### Aim
Below are the records. Retype, exactly, the lines from the first through the line with "1.58, 1.62, 1.62]", and leave out the pictures.

────────────────

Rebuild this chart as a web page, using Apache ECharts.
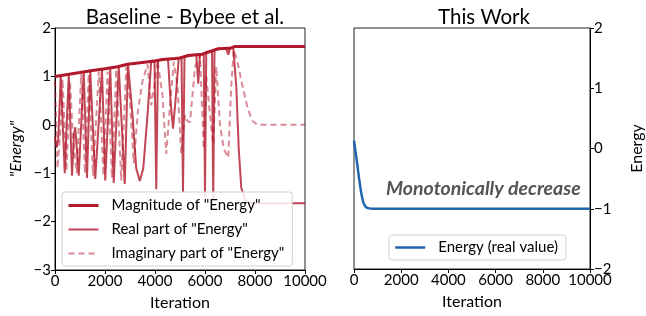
<!DOCTYPE html>
<html>
<head>
<meta charset="utf-8">
<script src="https://cdn.jsdelivr.net/npm/echarts@6/dist/echarts.min.js"></script>
<style>
  html, body { margin: 0; padding: 0; background: #fff; }
  #main { width: 646px; height: 316px; }
</style>
</head>
<body>
<div id="main"></div>
<script>
// Baseline - magnitude of "Energy"
const magIter = [0, 500, 1000, 1500, 2000, 2500, 2900, 3400, 4000, 4300, 4800, 5000, 5300, 5900, 6100, 6300, 6500, 7000, 7200, 10000]
const magVals = [1.0, 1.04, 1.08, 1.12, 1.16, 1.2, 1.25, 1.28, 1.32, 1.35, 1.37, 1.38, 1.43, 1.46, 1.5, 1.53, 1.57, 1.58, 1.62, 1.62]

// Baseline - real part
const realIter = [0, 60, 130, 230, 390, 550, 680, 760, 810, 950, 1150, 1280, 1410, 1610, 1880, 2010, 2210, 2350, 2550, 2790, 2920,
  3100, 3250, 3390, 3530, 3700, 3850, 3980, 4050, 4120, 4520, 4620, 4720, 4820, 4950, 5060, 5120, 5180,
  5650, 5730, 5800, 5950, 6000, 6050, 6280, 6330, 6380, 6850, 6930, 7000, 7130, 7250, 7350, 7450, 7600, 7800, 10000]
const realVals = [-0.25, -0.47, -0.3, 1.02, -1.0, 1.05, -1.05, -0.2, -0.05, -1.05, 1.1, -1.1, 1.12, -1.12, 1.15, -1.15, 1.18, -1.2, 1.2, -1.22, 1.26,
  0.2, -0.9, -1.16, -0.9, 0.2, 1.32, 1.33, -1.33, 1.34, 1.36, 0.5, -0.08, 0.5, 1.38, 1.39, -1.4, 1.4,
  1.45, 0.85, 1.46, 1.47, -1.5, 1.48, 1.52, -1.55, 1.55, 1.58, 1.45, 1.58, 1.6, 0.8, -0.5, -1.3, -1.55, -1.62, -1.62]

// Baseline - imaginary part
const imagIter = [0, 100, 230, 300, 460, 600, 720, 870, 1050, 1200, 1350, 1520, 1750, 1940, 2100, 2280, 2450, 2650, 2850,
  3000, 3150, 3320, 3500, 3700, 3850, 4000, 4100, 4300, 4450, 4600, 4750, 4900, 5050, 5200, 5300, 5400,
  5600, 5800, 5950, 6050, 6200, 6330, 6450, 6600, 6750, 6930, 7050, 7150, 7300, 7500, 7700, 7900, 8100, 10000]
const imagVals = [0.9, -0.9, 0.0, 0.95, -0.95, 0.9, -0.3, -1.0, 1.05, -1.0, 1.05, -1.05, 1.1, -1.05, 1.1, -1.1, 1.15, -1.15, 1.2,
  0.5, -0.8, 0.3, 0.9, 1.25, 0.4, 0.9, 1.33, 0.6, -0.6, 0.4, 1.3, 0.8, -0.6, 0.2, 0.08, 0.05,
  1.2, 1.45, -0.5, 1.0, 0.2, -0.4, 1.2, 0.0, -0.5, -0.68, 0.8, 1.55, 1.3, 0.8, 0.35, 0.08, 0.0, 0.0]

// This Work - energy
const workIter = [0, 100, 200, 300, 400, 500, 600, 800, 1000, 10000]
const workVals = [0.13, -0.15, -0.45, -0.72, -0.9, -0.97, -0.99, -1.0, -1.0, -1.0]

const xTicks = [0, 2000, 4000, 6000, 8000, 10000]

const zip = (xs, ys) => xs.map((x, i) => [x, ys[i]])

const font = 'Lato, "Open Sans", sans-serif'
const red = '#b2182b'
const blue = '#2166ac'

const xAxisBase = {
  type: 'value',
  min: xTicks[0],
  max: xTicks[xTicks.length - 1],
  interval: 2000,
  name: 'Iteration',
  nameLocation: 'middle',
  nameGap: 25,
  nameTextStyle: { fontFamily: font, fontSize: 16, color: '#000' },
  axisLine: { show: true, onZero: false, lineStyle: { color: '#000', width: 1 } },
  axisTick: { show: true, length: 4, lineStyle: { color: '#000' } },
  axisLabel: { fontFamily: font, fontSize: 15, color: '#000', margin: 4, formatter: v => String(v) },
  splitLine: { show: false }
}

const yLabel = v => (v < 0 ? '\u2212' + Math.abs(v) : String(v))

const legendText = { fontFamily: font, fontSize: 15, color: '#000', padding: [0, 0, 0, 8] }

const option = {
  animation: false,
  textStyle: { fontFamily: font },
  title: [
    { text: 'Baseline - Bybee et al.', left: 180, top: 2, textAlign: 'center',
      textStyle: { fontFamily: font, fontSize: 20.5, fontWeight: 'normal', color: '#000' } },
    { text: 'This Work', left: 479, top: 2, textAlign: 'center',
      textStyle: { fontFamily: font, fontSize: 20.5, fontWeight: 'normal', color: '#000' } }
  ],
  grid: [
    { left: 55, right: 341, top: 28, bottom: 46, show: true, borderColor: '#222', borderWidth: 1 },
    { left: 354, right: 42, top: 28, bottom: 47, show: true, borderColor: '#222', borderWidth: 1 }
  ],
  xAxis: [
    Object.assign({ gridIndex: 0 }, xAxisBase),
    Object.assign({ gridIndex: 1 }, xAxisBase)
  ],
  yAxis: [
    {
      gridIndex: 0, type: 'value', min: -3, max: 2, interval: 1,
      name: '"Energy"', nameLocation: 'middle', nameGap: 31, nameRotate: 90,
      nameTextStyle: { fontFamily: font, fontSize: 16, fontStyle: 'italic', color: '#000' },
      axisLine: { show: true, onZero: false, lineStyle: { color: '#000' } },
      axisTick: { show: true, length: 4, lineStyle: { color: '#000' } },
      axisLabel: { fontFamily: font, fontSize: 15, color: '#000', margin: 4, formatter: yLabel },
      splitLine: { show: false }
    },
    {
      gridIndex: 1, type: 'value', min: -2, max: 2, interval: 1, position: 'right',
      name: 'Energy', nameLocation: 'middle', nameGap: 39, nameRotate: 90,
      nameTextStyle: { fontFamily: font, fontSize: 16, color: '#000' },
      axisLine: { show: true, onZero: false, lineStyle: { color: '#000' } },
      axisTick: { show: true, length: 4, lineStyle: { color: '#000' } },
      axisLabel: { fontFamily: font, fontSize: 15, color: '#000', margin: 4, formatter: yLabel },
      splitLine: { show: false }
    }
  ],
  legend: [
    {
      left: 62, top: 192, orient: 'vertical', itemWidth: 30, itemHeight: 12, itemGap: 9,
      padding: [6, 8, 5, 5],
      itemStyle: { opacity: 0 },
      backgroundColor: 'rgba(255,255,255,0.85)', borderColor: '#d0d0d0', borderWidth: 1, borderRadius: 3,
      textStyle: legendText,
      data: [
        { name: 'Magnitude of "Energy"', lineStyle: { width: 3 } },
        'Real part of "Energy"',
        'Imaginary part of "Energy"'
      ]
    },
    {
      left: 389, top: 235, orient: 'vertical', itemWidth: 30, itemHeight: 12,
      padding: [5, 8, 5, 5],
      itemStyle: { opacity: 0 },
      backgroundColor: 'rgba(255,255,255,0.85)', borderColor: '#d0d0d0', borderWidth: 1, borderRadius: 3,
      textStyle: legendText,
      data: [{ name: 'Energy (real value)', lineStyle: { width: 2.5 } }]
    }
  ],
  graphic: [
    {
      type: 'text', left: 386, top: 179,
      style: {
        text: 'Monotonically decrease',
        font: 'italic bold 19.5px Lato, "Open Sans", sans-serif',
        fill: '#555'
      }
    }
  ],
  series: [
    {
      name: 'Imaginary part of "Energy"', type: 'line', xAxisIndex: 0, yAxisIndex: 0,
      symbol: 'none', data: zip(imagIter, imagVals),
      lineStyle: { color: red, width: 2, type: [6, 4], opacity: 0.5 },
      itemStyle: { color: red, opacity: 0.5 }
    },
    {
      name: 'Real part of "Energy"', type: 'line', xAxisIndex: 0, yAxisIndex: 0,
      symbol: 'none', data: zip(realIter, realVals),
      lineStyle: { color: red, width: 2, opacity: 0.8 },
      itemStyle: { color: red, opacity: 0.8 }
    },
    {
      name: 'Magnitude of "Energy"', type: 'line', xAxisIndex: 0, yAxisIndex: 0,
      symbol: 'none', data: zip(magIter, magVals),
      lineStyle: { color: red, width: 3 },
      itemStyle: { color: red }
    },
    {
      name: 'Energy (real value)', type: 'line', xAxisIndex: 1, yAxisIndex: 1,
      symbol: 'none', smooth: 0.3, data: zip(workIter, workVals),
      lineStyle: { color: blue, width: 2.5 },
      itemStyle: { color: blue }
    }
  ]
}

const chart = echarts.init(document.getElementById('main'))
chart.setOption(option)
</script>
</body>
</html>
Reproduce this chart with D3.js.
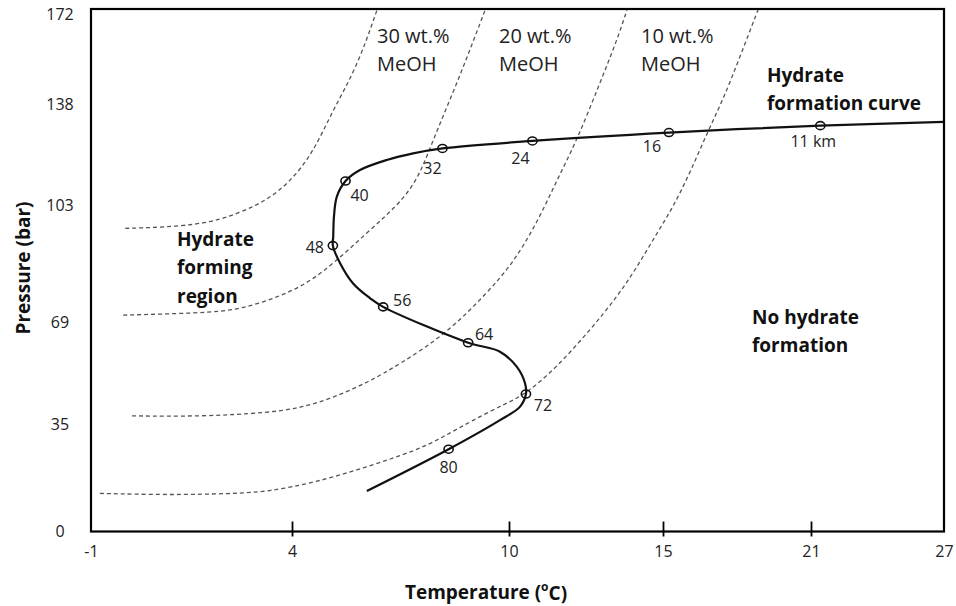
<!DOCTYPE html>
<html>
<head>
<meta charset="utf-8">
<script src="https://cdnjs.cloudflare.com/ajax/libs/d3/7.8.5/d3.min.js"></script>
<style>
  html, body { margin: 0; padding: 0; background: #fff; }
  svg { display: block; font-family: "Open Sans", sans-serif; }
</style>
</head>
<body>
<svg id="chart" width="956" height="606"></svg>
<script>
"use strict";

// tick values -- the temperature axis of the figure is not evenly spaced
const xTicks = [-1, 4, 10, 15, 21, 27]
const yTicks = [0, 35, 69, 103, 138, 172]

// hydrate formation curve along the line, deep end (80 km) first
const curveTemp = [6.07, 8.33, 9.75, 10.36, 10.55, 10.52, 10.25, 9.75, 8.87,
  6.52, 6.16, 5.69, 5.33, 5.13, 5.14, 5.16, 5.24, 5.48, 5.88, 6.62, 7.35, 8.16, 10.76, 15.24, 21.42, 27]
const curvePres = [13.2, 26.8, 36.3, 40.8, 45.0, 48.6, 54.1, 59.1, 62.1,
  73.4, 75.9, 80.2, 86.1, 91.2, 93.8, 99.6, 105.9, 111.3, 115.1, 118.6, 120.9, 122.6, 125.2, 128.1, 130.5, 131.8]

// distance markers on the curve
const markerLabels = ['80', '72', '64', '56', '48', '40', '32', '24', '16', '11 km']
const markerTemp = [8.33, 10.55, 8.87, 6.52, 5.13, 5.48, 8.16, 10.76, 15.24, 21.42]
const markerPres = [26.8, 45.0, 62.1, 73.4, 91.2, 111.3, 122.6, 125.2, 128.1, 130.5]

// methanol-inhibited hydrate lines (dashed), left to right
const dash1Temp = [-0.15, 1.71, 2.71, 3.38, 3.95, 4.58, 5.13, 5.80, 6.35]
const dash1Pres = [96.2, 96.9, 100.7, 104.7, 111.0, 121.0, 135.9, 152.0, 173.5]

const dash2Temp = [-0.20, 1.71, 2.71, 3.95, 4.86, 6.07, 7.18, 7.62, 7.90, 8.45, 8.92, 9.34]
const dash2Pres = [71.0, 71.6, 72.5, 77.4, 83.2, 94.9, 105.8, 116.2, 125.5, 142.2, 158.4, 173.5]

const dash3Temp = [0.02, 1.71, 3.38, 4.22, 5.13, 6.07, 6.99, 8.29, 9.39, 10.13, 10.91, 11.56, 12.21, 12.95, 13.51, 13.83]
const dash3Pres = [37.7, 37.5, 38.7, 40.3, 43.7, 48.7, 55.0, 65.3, 77.4, 86.1, 97.8, 111.7, 125.5, 145.9, 162.2, 173.5]

const dash4Temp = [-0.78, 0.97, 2.46, 3.38, 4.69, 6.07, 7.46, 8.17, 9.00, 9.94, 10.55, 11.56, 12.63,
  13.51, 14.16, 14.81, 15.41, 16.09, 16.82, 17.43, 18.12, 18.85]
const dash4Pres = [12.4, 11.9, 12.3, 12.9, 16.1, 21.0, 26.5, 30.7, 36.3, 42.0, 45.0, 54.0, 66.3,
  76.3, 85.0, 94.9, 102.4, 114.1, 128.6, 139.5, 155.8, 173.5]

const meohLabels = ['30 wt.%', '20 wt.%', '10 wt.%']
const regionLabels = [['Hydrate', 'forming', 'region'], ['No hydrate', 'formation'], ['Hydrate', 'formation curve']]

const xTitle = 'Temperature ('
const yTitle = 'Pressure (bar)'

const frame = { left: 91, top: 9, right: 944, bottom: 531.5 }

const svg = d3.select('#chart')

svg.append('rect')
  .attr('width', 956).attr('height', 606).attr('fill', '#fff')

const x = d3.scaleLinear()
  .domain(xTicks)
  .range([frame.left, 292, 509, 663, 811, frame.right])

const y = d3.scaleLinear()
  .domain(yTicks)
  .range([frame.bottom, 424, 322, 205, 104, 14])

svg.append('clipPath').attr('id', 'plot-clip')
  .append('rect')
    .attr('x', frame.left).attr('y', frame.top)
    .attr('width', frame.right - frame.left).attr('height', frame.bottom - frame.top)

const zip = (ts, ps) => ts.map((t, i) => [t, ps[i]])

const line = curve => d3.line()
  .x(d => x(d[0]))
  .y(d => y(d[1]))
  .curve(curve)

const plot = svg.append('g').attr('clip-path', 'url(#plot-clip)')

const dashed = [
  zip(dash1Temp, dash1Pres),
  zip(dash2Temp, dash2Pres),
  zip(dash3Temp, dash3Pres),
  zip(dash4Temp, dash4Pres),
]

plot.selectAll('path.meoh')
  .data(dashed)
  .join('path')
    .attr('class', 'meoh')
    .attr('d', line(d3.curveBasis))
    .attr('fill', 'none')
    .attr('stroke', '#555')
    .attr('stroke-width', 1.3)
    .attr('stroke-dasharray', '4,3')

plot.append('path')
  .datum(zip(curveTemp, curvePres))
  .attr('d', line(d3.curveCatmullRom.alpha(0.5)))
  .attr('fill', 'none')
  .attr('stroke', '#111')
  .attr('stroke-width', 2.2)

const markers = markerLabels.map((label, i) => ({ label, t: markerTemp[i], p: markerPres[i] }))

plot.selectAll('ellipse.marker')
  .data(markers)
  .join('ellipse')
    .attr('class', 'marker')
    .attr('cx', d => x(d.t))
    .attr('cy', d => y(d.p))
    .attr('rx', 4.6)
    .attr('ry', 4)
    .attr('fill', 'none')
    .attr('stroke', '#111')
    .attr('stroke-width', 1.6)

// where each depth label sits relative to its marker
const labelOffset = {
  '80': [0, 18], '72': [17, 11], '64': [16, -8], '56': [19, -6], '48': [-18, 2],
  '40': [14, 14], '32': [-10, 20], '24': [-12, 17], '16': [-17, 14], '11 km': [-7, 16],
}

svg.selectAll('text.depth')
  .data(markers)
  .join('text')
    .attr('class', 'depth')
    .attr('x', d => x(d.t) + labelOffset[d.label][0])
    .attr('y', d => y(d.p) + labelOffset[d.label][1])
    .attr('dy', '0.35em')
    .attr('text-anchor', 'middle')
    .attr('font-size', 16)
    .attr('fill', '#222')
    .text(d => d.label)

// frame
svg.append('rect')
  .attr('x', frame.left).attr('y', frame.top)
  .attr('width', frame.right - frame.left).attr('height', frame.bottom - frame.top)
  .attr('fill', 'none')
  .attr('stroke', '#000')
  .attr('stroke-width', 2.2)

// axes
const xAxis = svg.append('g')
  .attr('transform', `translate(0,${frame.bottom})`)
  .call(d3.axisBottom(x).tickValues(xTicks).tickFormat(d => String(d)).tickSize(5))

xAxis.select('.domain').remove()
xAxis.selectAll('.tick line')
  .attr('y1', -10)
  .attr('stroke', '#000')
  .attr('stroke-width', 1.8)
  .attr('display', d => (d === xTicks[0] || d === xTicks[xTicks.length - 1]) ? 'none' : null)
xAxis.selectAll('.tick text')
  .attr('y', 20)
  .attr('dy', '0.35em')
  .attr('font-size', 16)
  .attr('font-family', '"Open Sans", sans-serif')
  .attr('fill', '#222')

const yAxis = svg.append('g')
  .attr('transform', `translate(${frame.left},0)`)
  .call(d3.axisLeft(y).tickValues(yTicks).tickSize(0))

yAxis.select('.domain').remove()
yAxis.selectAll('.tick text')
  .attr('x', -31)
  .attr('text-anchor', 'middle')
  .attr('font-size', 16)
  .attr('font-family', '"Open Sans", sans-serif')
  .attr('fill', '#222')

// axis titles
const xt = svg.append('text')
  .attr('x', 486).attr('y', 592)
  .attr('dy', '0.35em')
  .attr('text-anchor', 'middle')
  .attr('font-size', 19)
  .attr('font-weight', 'bold')
  .attr('fill', '#111')
  .text(xTitle)
xt.append('tspan').attr('font-size', 12).attr('dy', '-0.6em').text('o')
xt.append('tspan').attr('dy', '0.45em').text('C)')

svg.append('text')
  .attr('transform', 'translate(23,268) rotate(-90)')
  .attr('dy', '0.35em')
  .attr('text-anchor', 'middle')
  .attr('font-size', 19)
  .attr('font-weight', 'bold')
  .attr('fill', '#111')
  .text(yTitle)

// methanol labels
const meohX = [377, 499, 641]
meohLabels.forEach((label, i) => {
  const t = svg.append('text')
    .attr('x', meohX[i]).attr('y', 36)
    .attr('dy', '0.35em')
    .attr('font-size', 20)
    .attr('fill', '#222')
  t.append('tspan').text(label)
  t.append('tspan').attr('x', meohX[i]).attr('dy', 27.5).text('MeOH')
})

// region labels
const regionPos = [[177, 239], [752, 317], [767, 75]]
regionLabels.forEach((lines, i) => {
  svg.append('text')
    .attr('x', regionPos[i][0]).attr('y', regionPos[i][1])
    .attr('font-size', 19)
    .attr('font-weight', 'bold')
    .attr('fill', '#111')
    .selectAll('tspan')
    .data(lines)
    .join('tspan')
      .attr('x', regionPos[i][0])
      .attr('y', (d, j) => regionPos[i][1] + j * 28.5)
      .attr('dy', '0.35em')
      .text(d => d)
})
</script>
</body>
</html>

────────────────

### Complete output
Rebuild this chart as a web page, using Apache ECharts.
<!DOCTYPE html>
<html>
<head>
<meta charset="utf-8">
<script src="https://cdn.jsdelivr.net/npm/echarts@6/dist/echarts.min.js"></script>
<style>
  html, body { margin: 0; padding: 0; background: #fff; }
  #main { width: 646px; height: 316px; }
</style>
</head>
<body>
<div id="main"></div>
<script>
// Baseline - magnitude of "Energy"
const magIter = [0, 500, 1000, 1500, 2000, 2500, 2900, 3400, 4000, 4300, 4800, 5000, 5300, 5900, 6100, 6300, 6500, 7000, 7200, 10000]
const magVals = [1.0, 1.04, 1.08, 1.12, 1.16, 1.2, 1.25, 1.28, 1.32, 1.35, 1.37, 1.38, 1.43, 1.46, 1.5, 1.53, 1.57, 1.58, 1.62, 1.62]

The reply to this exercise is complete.